__SET PROBLEM__:
No images are to be carried over; print all other material exactly as it stands.

__SUPPLIED DATA__:
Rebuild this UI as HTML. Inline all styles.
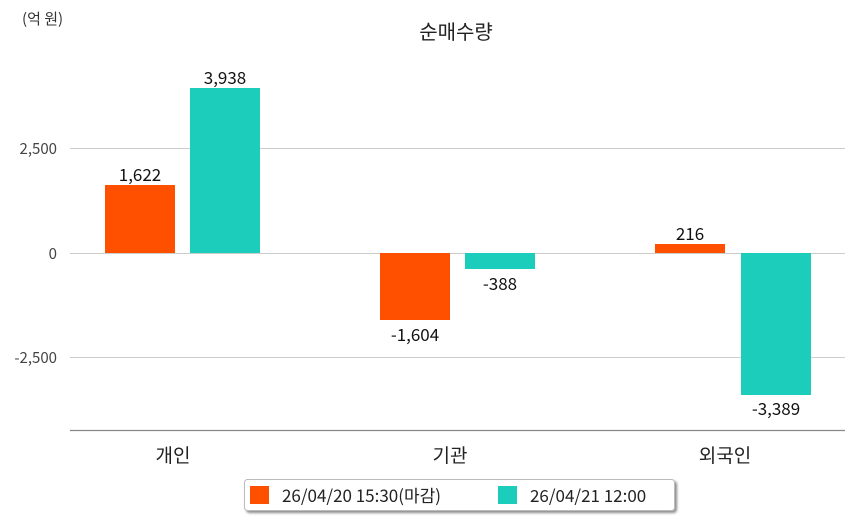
<!DOCTYPE html>
<html><head><meta charset="utf-8"><style>
html,body{margin:0;padding:0;background:#fff;}
svg{display:block;font-family:"Noto Sans CJK KR","NanumGothic",sans-serif;}
</style></head><body>
<svg width="854" height="520" viewBox="0 0 854 520" xmlns="http://www.w3.org/2000/svg">
<defs><filter id="sh" x="-5%" y="-20%" width="110%" height="160%"><feDropShadow dx="2" dy="2" stdDeviation="1.2" flood-color="#000" flood-opacity="0.45"/></filter></defs>
<text x="22" y="24" font-size="15" fill="#333">(억 원)</text>
<text x="456" y="39" font-size="20" fill="#222" text-anchor="middle">순매수량</text>
<g stroke="#cccccc" stroke-width="1">
<line x1="70" y1="148.5" x2="845" y2="148.5"/>
<line x1="70" y1="253.5" x2="845" y2="253.5"/>
<line x1="70" y1="357.5" x2="845" y2="357.5"/>
</g>
<line x1="70" y1="430.5" x2="845" y2="430.5" stroke="#888" stroke-width="1.2"/>
<g font-size="15" fill="#444" text-anchor="end">
<text x="57" y="154">2,500</text>
<text x="57" y="259">0</text>
<text x="57" y="363">-2,500</text>
</g>
<g fill="#ff5000">
<rect x="105" y="185" width="70" height="68"/>
<rect x="380" y="253" width="70" height="67"/>
<rect x="655" y="244" width="70" height="9"/>
</g>
<g fill="#1dcdbc">
<rect x="190" y="88" width="70" height="165"/>
<rect x="465" y="253" width="70" height="16"/>
<rect x="741" y="253" width="70" height="142"/>
</g>
<g font-size="17" fill="#111" text-anchor="middle">
<text x="140" y="181">1,622</text>
<text x="225" y="84">3,938</text>
<text x="415" y="341">-1,604</text>
<text x="500" y="290">-388</text>
<text x="690" y="240">216</text>
<text x="776" y="415">-3,389</text>
</g>
<g font-size="19" fill="#222" text-anchor="middle">
<text x="173" y="462">개인</text>
<text x="450" y="462">기관</text>
<text x="725" y="462">외국인</text>
</g>
<rect x="244.5" y="479.5" width="430" height="31" rx="3" fill="#fff" stroke="#bbb" filter="url(#sh)"/>
<rect x="250" y="486" width="19" height="18" fill="#ff5000"/>
<rect x="498" y="486" width="19" height="18" fill="#1dcdbc"/>
<g font-size="17" fill="#222">
<text x="282" y="502">26/04/20 15:30(마감)</text>
<text x="530" y="502">26/04/21 12:00</text>
</g>
</svg>
</body></html>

__EXERCISE ANSWER__:
Rebuild this UI as HTML. Inline all styles.
<!DOCTYPE html>
<html><head><meta charset="utf-8"><style>
html,body{margin:0;padding:0;background:#fff;}
svg{display:block;font-family:"Noto Sans CJK KR","NanumGothic",sans-serif;}
</style></head><body>
<svg width="854" height="520" viewBox="0 0 854 520" xmlns="http://www.w3.org/2000/svg">
<defs><filter id="sh" x="-5%" y="-20%" width="110%" height="160%"><feDropShadow dx="2" dy="2" stdDeviation="1.2" flood-color="#000" flood-opacity="0.45"/></filter></defs>
<text x="22" y="24" font-size="15" fill="#333">(억 원)</text>
<text x="456" y="39" font-size="20" fill="#222" text-anchor="middle">순매수량</text>
<g stroke="#cccccc" stroke-width="1">
<line x1="70" y1="148.5" x2="845" y2="148.5"/>
<line x1="70" y1="253.5" x2="845" y2="253.5"/>
<line x1="70" y1="357.5" x2="845" y2="357.5"/>
</g>
<line x1="70" y1="430.5" x2="845" y2="430.5" stroke="#888" stroke-width="1.2"/>
<g font-size="15" fill="#444" text-anchor="end">
<text x="57" y="154">2,500</text>
<text x="57" y="259">0</text>
<text x="57" y="363">-2,500</text>
</g>
<g fill="#ff5000">
<rect x="105" y="185" width="70" height="68"/>
<rect x="380" y="253" width="70" height="67"/>
<rect x="655" y="244" width="70" height="9"/>
</g>
<g fill="#1dcdbc">
<rect x="190" y="88" width="70" height="165"/>
<rect x="465" y="253" width="70" height="16"/>
<rect x="741" y="253" width="70" height="142"/>
</g>
<g font-size="17" fill="#111" text-anchor="middle">
<text x="140" y="181">1,622</text>
<text x="225" y="84">3,938</text>
<text x="415" y="341">-1,604</text>
<text x="500" y="290">-388</text>
<text x="690" y="240">216</text>
<text x="776" y="415">-3,389</text>
</g>
<g font-size="19" fill="#222" text-anchor="middle">
<text x="173" y="462">개인</text>
<text x="450" y="462">기관</text>
<text x="725" y="462">외국인</text>
</g>
<rect x="244.5" y="479.5" width="430" height="31" rx="3" fill="#fff" stroke="#bbb" filter="url(#sh)"/>
<rect x="250" y="486" width="19" height="18" fill="#ff5000"/>
<rect x="498" y="486" width="19" height="18" fill="#1dcdbc"/>
<g font-size="17" fill="#222">
<text x="282" y="502">26/04/20 15:30(마감)</text>
<text x="530" y="502">26/04/21 12:00</text>
</g>
</svg>
</body></html>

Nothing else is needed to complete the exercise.